Be that as it may, the opportunity has vanished and necessity forces a rapid re-alignment of the re-aligning values, priorities and lifestyle already in progress. In this darkness, I stare at a ceiling invisible, tumbling as if head over heels, wondering how my feet will land, my body aching from so many previous crashes.
The weariness distorts sensibility, but unsure of how to spend the coming day, sleep will not enfold itself around my panicked brain. The mumbling joyful voice in the next room is over-powered by the raging internal cries of self-doubt and consternation within. Every option floated is thwarted by a thousand nay-saying arguments circling as relentlessly as the first chirps of birds outside awakening the dawn.
Answers will eventually come, and in the meantime, I must assert my authority as parent, urging us both to relinquish to sleep our various stimulations.
Friday, July 24, 2009
Tender in the Night
Sunday, July 19, 2009
Perseverance
A lot of advice comes my way these days that so soon divorced I should spend time alone and independently. Once married for twenty years, now twice divorced, lessons are available to be discerned. I should allow time and space for the real me to gracefully emerge.
In these eighteen months of separation, after an immeasurable time of emotional disconnection and dissolution, I approached these yellow pages with a fervor to describe to myself the process of transformation that had begun within me. Retreating to a man’s cave, I became immersed in a renovation, repairing with my hands what could not be done in my heart. Alone at the end of each day, late into the night, the enticement of guitar, long packed away and ignored, reasserted itself and I could sing with a new voice matured. My scribbles brought new life to old dreams, and instead of fiction—making up stories to represent emotions I had not felt—in uploading the scribbles, blogging became a platform to share the raw footage of a life rebuilding.
In different ways, I have flirted with lust and experienced a glimpse of what an exquisite love connecting souls might feel like. My heart is both protected and wide open, willing apparently to take a risk against all caution, and able to suspend its beat temporarily as the intensity might dictate. Since we are defined in so many ways by the amount of romance in our lives, being such vital pieces of the whole, I might willingly describe the fragrance of some of these stories, yet because such intimacies involve the details of others, I have not found the vocabulary to share the universal lessons learned in my own humble tale.

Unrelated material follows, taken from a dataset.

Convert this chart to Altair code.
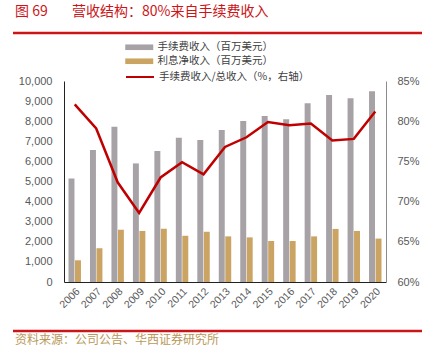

Likewise, the relationship just ended, so simultaneously inclusive and exclusive, both ecstatic and destructive (to selves, each other and our children), has a profound influence on so many present thoughts and behaviors, urging the revelations and compelling, at the same time, a respectful silence. Some of what requires processing is better done alone or within the haven of certain select confidants.
These issues truly are the crux of my existence these days, making it difficult to muster words to a blog whose unintended purpose has been perhaps fulfilled. A marriage has been ended, reconnections with most of my children are well-established and prosper weekly. I balance on the slippery edge of a new life, sometimes peering into futures of potential disaster and despair, most times inspired by creativity, the passions of personal expression and a new job.
My emotions are tender, sometimes raw and exposed, others withdrawn and healing. I have emerged from my cave, seeking life in all of its wonders and frustrations, aware that it can be painful, encouraged by the patches of brilliant sunshine as clouds begin to dissipate. My voice is rising, even if for weeks at a time it makes no sound on this page.